» Data segment:
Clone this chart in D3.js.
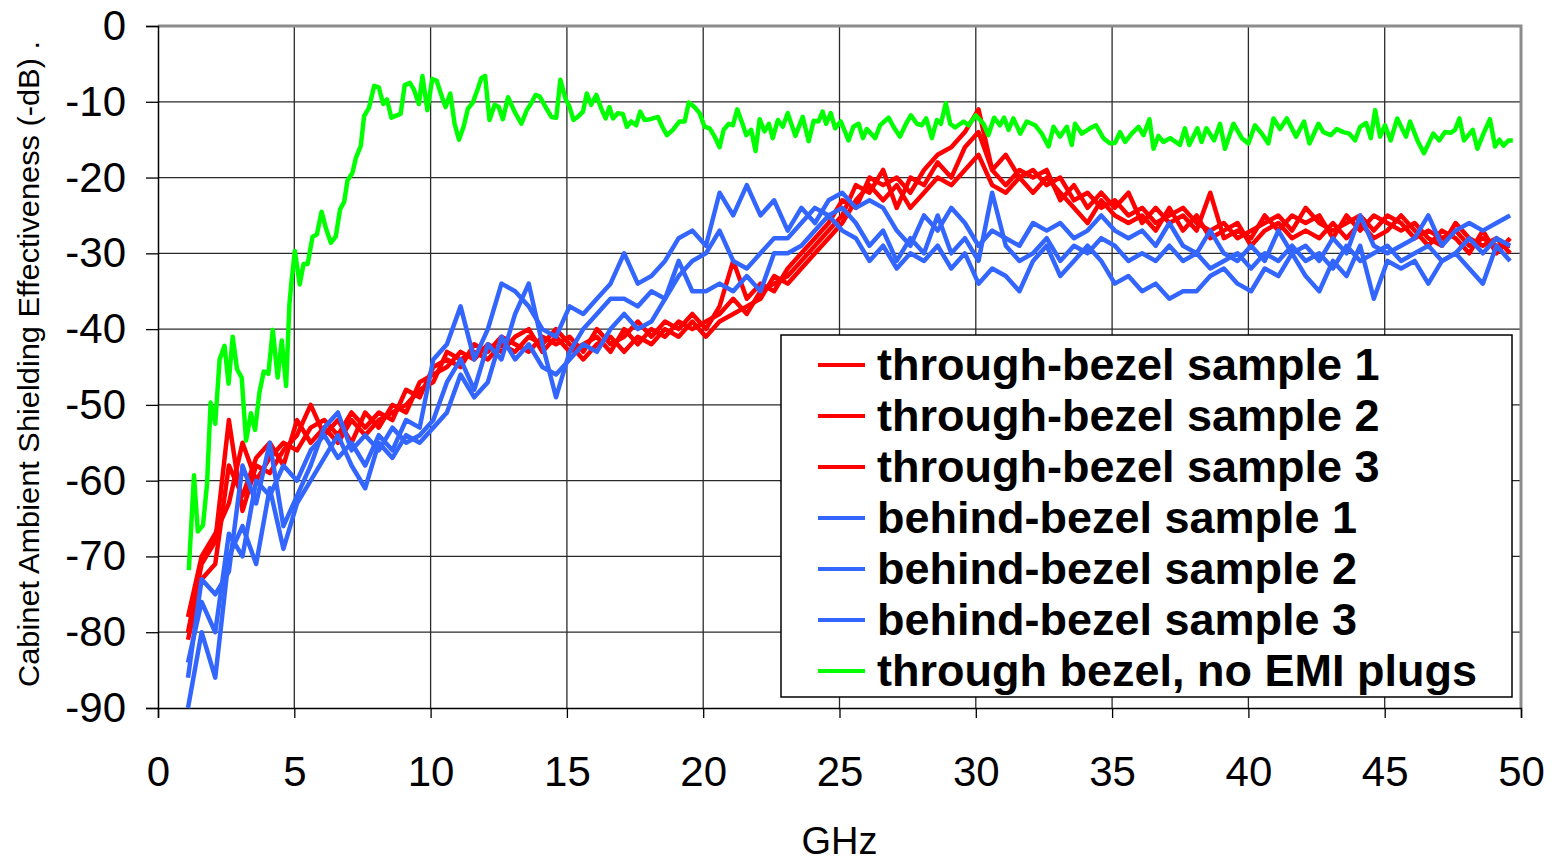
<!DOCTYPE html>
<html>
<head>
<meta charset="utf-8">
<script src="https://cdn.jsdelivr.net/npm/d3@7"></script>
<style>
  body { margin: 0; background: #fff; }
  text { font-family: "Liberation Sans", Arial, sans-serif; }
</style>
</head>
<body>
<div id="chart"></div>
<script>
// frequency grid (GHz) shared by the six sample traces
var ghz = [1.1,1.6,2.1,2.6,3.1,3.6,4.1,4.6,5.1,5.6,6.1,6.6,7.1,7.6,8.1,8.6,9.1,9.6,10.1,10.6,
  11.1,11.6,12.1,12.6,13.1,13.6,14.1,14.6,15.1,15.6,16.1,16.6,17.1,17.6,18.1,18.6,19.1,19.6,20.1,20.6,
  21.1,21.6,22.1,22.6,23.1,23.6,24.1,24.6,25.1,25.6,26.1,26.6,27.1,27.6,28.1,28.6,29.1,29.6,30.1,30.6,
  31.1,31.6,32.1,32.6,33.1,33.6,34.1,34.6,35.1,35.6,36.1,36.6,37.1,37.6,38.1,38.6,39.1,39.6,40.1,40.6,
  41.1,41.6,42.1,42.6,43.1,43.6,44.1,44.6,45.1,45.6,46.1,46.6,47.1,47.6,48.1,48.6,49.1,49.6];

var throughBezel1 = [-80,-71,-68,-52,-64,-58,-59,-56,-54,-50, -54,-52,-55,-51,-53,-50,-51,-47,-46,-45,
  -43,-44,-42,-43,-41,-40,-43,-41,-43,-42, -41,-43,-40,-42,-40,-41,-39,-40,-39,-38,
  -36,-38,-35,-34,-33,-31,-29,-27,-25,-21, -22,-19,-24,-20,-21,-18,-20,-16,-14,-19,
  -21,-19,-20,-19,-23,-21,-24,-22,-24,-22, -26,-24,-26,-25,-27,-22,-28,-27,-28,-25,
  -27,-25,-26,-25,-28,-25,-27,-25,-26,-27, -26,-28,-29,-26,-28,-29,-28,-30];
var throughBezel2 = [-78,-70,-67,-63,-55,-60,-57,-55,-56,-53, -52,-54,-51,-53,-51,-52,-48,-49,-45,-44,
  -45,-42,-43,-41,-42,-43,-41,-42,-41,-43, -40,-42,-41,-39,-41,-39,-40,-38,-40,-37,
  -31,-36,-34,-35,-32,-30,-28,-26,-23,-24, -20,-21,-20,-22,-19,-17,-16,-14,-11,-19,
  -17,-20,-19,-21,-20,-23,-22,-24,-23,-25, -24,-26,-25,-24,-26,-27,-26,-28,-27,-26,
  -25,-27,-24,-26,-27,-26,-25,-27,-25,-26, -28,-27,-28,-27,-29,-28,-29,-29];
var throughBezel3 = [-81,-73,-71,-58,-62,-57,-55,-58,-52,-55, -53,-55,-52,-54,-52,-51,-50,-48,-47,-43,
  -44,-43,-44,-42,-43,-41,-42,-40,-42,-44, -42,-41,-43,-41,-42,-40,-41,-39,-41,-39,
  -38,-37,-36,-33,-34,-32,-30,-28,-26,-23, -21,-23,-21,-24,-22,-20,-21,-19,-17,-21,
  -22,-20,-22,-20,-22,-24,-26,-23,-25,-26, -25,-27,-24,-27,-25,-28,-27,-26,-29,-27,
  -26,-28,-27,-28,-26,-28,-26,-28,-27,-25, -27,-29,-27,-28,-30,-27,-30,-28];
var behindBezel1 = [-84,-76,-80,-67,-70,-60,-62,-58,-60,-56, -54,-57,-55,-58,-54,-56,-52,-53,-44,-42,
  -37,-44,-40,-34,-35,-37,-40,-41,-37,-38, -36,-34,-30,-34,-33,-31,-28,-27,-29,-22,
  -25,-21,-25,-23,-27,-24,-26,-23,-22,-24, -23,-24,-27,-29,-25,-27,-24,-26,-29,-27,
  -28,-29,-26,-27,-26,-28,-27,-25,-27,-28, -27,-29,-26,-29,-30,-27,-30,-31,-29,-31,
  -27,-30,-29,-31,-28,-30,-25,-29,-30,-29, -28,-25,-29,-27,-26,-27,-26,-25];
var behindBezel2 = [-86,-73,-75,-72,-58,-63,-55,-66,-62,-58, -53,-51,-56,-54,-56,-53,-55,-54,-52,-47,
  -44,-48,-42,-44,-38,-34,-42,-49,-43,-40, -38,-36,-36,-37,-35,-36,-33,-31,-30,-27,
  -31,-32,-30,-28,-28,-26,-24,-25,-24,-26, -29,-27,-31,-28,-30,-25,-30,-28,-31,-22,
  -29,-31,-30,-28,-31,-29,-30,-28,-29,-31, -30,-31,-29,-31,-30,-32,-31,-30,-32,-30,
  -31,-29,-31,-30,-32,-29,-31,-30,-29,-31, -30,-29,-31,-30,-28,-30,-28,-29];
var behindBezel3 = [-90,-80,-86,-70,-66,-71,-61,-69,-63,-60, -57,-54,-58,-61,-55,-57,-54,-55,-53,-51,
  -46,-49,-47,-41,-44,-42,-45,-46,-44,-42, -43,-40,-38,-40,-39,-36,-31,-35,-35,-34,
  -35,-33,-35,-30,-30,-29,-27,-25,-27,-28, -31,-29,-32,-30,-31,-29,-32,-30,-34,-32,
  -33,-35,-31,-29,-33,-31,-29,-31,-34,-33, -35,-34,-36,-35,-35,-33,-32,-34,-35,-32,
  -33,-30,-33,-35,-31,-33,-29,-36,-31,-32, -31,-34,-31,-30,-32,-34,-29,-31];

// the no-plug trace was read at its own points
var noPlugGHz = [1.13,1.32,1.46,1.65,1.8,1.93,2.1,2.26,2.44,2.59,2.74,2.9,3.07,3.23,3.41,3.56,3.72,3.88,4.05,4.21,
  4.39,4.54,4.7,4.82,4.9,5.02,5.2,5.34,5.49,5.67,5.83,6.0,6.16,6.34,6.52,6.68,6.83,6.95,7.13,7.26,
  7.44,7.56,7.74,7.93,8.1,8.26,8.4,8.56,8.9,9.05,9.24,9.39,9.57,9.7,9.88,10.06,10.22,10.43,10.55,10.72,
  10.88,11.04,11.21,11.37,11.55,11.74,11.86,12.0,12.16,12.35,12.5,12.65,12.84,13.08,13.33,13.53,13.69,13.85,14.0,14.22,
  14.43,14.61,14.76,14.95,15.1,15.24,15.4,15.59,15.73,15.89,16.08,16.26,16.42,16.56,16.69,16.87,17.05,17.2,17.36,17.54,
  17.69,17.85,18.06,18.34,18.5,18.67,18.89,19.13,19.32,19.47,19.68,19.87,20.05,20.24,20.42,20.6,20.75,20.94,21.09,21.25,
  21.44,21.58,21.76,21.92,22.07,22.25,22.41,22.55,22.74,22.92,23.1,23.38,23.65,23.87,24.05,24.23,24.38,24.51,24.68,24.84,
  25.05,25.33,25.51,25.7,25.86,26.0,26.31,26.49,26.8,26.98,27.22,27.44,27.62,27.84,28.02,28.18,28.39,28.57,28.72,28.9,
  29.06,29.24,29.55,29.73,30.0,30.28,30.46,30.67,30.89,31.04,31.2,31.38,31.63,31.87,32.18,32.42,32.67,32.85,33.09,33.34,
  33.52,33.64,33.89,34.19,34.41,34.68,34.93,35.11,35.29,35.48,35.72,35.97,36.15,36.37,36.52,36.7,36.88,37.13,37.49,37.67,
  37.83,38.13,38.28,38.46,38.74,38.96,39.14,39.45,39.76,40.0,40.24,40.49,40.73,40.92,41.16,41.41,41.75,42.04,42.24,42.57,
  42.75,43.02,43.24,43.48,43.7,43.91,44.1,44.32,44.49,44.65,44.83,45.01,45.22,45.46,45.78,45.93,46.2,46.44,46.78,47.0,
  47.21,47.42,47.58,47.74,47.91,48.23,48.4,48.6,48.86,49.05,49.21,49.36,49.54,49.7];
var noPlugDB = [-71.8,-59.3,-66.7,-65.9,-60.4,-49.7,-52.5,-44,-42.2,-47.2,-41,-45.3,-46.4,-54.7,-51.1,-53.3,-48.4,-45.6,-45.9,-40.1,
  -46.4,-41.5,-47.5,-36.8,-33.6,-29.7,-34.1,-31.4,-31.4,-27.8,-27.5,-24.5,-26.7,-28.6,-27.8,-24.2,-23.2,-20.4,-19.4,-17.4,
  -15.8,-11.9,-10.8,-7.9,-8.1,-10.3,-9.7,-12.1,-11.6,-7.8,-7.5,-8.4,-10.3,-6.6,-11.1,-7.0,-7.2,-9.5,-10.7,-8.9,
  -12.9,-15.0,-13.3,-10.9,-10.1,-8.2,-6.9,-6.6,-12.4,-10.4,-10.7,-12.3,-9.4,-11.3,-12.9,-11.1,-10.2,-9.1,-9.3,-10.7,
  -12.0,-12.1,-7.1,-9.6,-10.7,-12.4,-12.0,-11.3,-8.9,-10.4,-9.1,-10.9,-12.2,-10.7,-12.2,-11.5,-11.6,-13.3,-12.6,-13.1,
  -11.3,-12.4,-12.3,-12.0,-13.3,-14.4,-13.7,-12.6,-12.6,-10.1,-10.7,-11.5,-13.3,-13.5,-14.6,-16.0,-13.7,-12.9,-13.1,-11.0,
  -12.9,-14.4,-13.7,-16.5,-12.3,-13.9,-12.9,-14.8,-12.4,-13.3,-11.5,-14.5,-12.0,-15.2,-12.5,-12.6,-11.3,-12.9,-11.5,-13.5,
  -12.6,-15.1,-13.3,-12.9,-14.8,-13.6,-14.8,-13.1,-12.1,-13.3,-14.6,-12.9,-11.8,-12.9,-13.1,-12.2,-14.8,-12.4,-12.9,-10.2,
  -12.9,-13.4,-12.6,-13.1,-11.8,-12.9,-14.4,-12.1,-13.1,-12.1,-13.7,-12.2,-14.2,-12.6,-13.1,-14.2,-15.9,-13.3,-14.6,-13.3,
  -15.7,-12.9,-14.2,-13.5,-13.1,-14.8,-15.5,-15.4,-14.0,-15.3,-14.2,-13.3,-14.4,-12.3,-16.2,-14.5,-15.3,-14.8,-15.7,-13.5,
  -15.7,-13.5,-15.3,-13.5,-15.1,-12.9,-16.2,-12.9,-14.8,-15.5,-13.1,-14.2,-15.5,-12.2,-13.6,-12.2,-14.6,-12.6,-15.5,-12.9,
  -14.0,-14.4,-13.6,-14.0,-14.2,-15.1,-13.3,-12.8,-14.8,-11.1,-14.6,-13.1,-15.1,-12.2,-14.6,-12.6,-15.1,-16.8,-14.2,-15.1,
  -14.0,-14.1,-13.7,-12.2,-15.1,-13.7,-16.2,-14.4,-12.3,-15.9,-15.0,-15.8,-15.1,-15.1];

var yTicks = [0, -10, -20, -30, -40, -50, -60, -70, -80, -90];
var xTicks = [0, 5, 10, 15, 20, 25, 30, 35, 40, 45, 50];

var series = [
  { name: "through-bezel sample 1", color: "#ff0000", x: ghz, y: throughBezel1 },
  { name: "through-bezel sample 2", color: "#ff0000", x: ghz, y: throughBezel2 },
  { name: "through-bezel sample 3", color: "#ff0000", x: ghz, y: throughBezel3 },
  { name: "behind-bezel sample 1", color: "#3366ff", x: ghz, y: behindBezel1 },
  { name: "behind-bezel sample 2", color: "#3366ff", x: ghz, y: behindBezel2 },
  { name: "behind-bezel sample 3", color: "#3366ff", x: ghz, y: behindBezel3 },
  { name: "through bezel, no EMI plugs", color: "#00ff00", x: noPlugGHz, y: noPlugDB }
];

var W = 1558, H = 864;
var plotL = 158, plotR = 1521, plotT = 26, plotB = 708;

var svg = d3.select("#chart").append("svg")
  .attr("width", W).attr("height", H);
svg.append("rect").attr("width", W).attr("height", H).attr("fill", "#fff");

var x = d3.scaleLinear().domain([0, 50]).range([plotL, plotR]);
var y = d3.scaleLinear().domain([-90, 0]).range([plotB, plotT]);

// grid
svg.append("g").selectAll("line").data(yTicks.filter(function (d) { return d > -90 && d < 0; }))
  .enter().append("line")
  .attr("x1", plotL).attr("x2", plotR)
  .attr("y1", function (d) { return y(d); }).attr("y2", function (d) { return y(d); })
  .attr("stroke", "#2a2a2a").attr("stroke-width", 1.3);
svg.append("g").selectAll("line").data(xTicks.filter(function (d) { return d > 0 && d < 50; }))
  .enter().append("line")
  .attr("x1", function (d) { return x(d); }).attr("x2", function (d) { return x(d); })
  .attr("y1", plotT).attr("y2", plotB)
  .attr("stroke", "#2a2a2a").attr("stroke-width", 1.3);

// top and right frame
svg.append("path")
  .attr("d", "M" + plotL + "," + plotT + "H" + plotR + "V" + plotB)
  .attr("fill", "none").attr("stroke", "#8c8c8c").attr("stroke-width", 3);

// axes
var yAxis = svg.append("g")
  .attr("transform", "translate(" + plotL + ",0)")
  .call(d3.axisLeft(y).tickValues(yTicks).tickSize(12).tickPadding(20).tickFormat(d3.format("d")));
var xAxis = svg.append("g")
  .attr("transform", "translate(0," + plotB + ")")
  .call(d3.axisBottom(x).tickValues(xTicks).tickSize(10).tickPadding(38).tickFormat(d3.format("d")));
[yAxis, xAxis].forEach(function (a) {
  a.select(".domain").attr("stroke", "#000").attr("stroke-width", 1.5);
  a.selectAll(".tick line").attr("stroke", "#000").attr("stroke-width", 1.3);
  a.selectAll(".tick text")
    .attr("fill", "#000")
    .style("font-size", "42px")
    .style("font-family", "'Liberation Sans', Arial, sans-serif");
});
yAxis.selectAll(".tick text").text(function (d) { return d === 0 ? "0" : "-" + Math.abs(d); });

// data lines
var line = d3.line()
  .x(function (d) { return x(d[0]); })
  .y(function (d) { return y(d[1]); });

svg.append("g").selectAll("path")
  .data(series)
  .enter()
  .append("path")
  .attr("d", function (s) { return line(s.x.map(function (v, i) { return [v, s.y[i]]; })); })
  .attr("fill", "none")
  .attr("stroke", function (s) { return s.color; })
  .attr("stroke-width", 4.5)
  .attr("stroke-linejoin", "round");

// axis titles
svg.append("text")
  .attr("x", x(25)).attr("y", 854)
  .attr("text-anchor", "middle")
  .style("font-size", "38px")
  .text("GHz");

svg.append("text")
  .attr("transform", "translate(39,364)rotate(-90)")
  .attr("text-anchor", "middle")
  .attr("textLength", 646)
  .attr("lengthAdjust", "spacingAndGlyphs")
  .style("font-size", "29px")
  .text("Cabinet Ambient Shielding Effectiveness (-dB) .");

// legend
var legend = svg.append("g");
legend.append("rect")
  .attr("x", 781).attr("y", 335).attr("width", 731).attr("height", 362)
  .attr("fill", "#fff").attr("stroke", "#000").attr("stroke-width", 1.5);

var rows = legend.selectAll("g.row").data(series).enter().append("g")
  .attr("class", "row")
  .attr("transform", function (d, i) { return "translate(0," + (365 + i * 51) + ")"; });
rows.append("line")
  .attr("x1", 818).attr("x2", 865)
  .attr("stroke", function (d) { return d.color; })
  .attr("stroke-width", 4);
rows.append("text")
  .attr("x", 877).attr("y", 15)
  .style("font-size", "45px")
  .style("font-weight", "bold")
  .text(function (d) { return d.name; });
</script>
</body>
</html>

» Goal: Only lines with the string "chart" belong in your answer; copy each one.

» Solution to this exercise:
Clone this chart in D3.js.
<div id="chart"></div>
var svg = d3.select("#chart").append("svg")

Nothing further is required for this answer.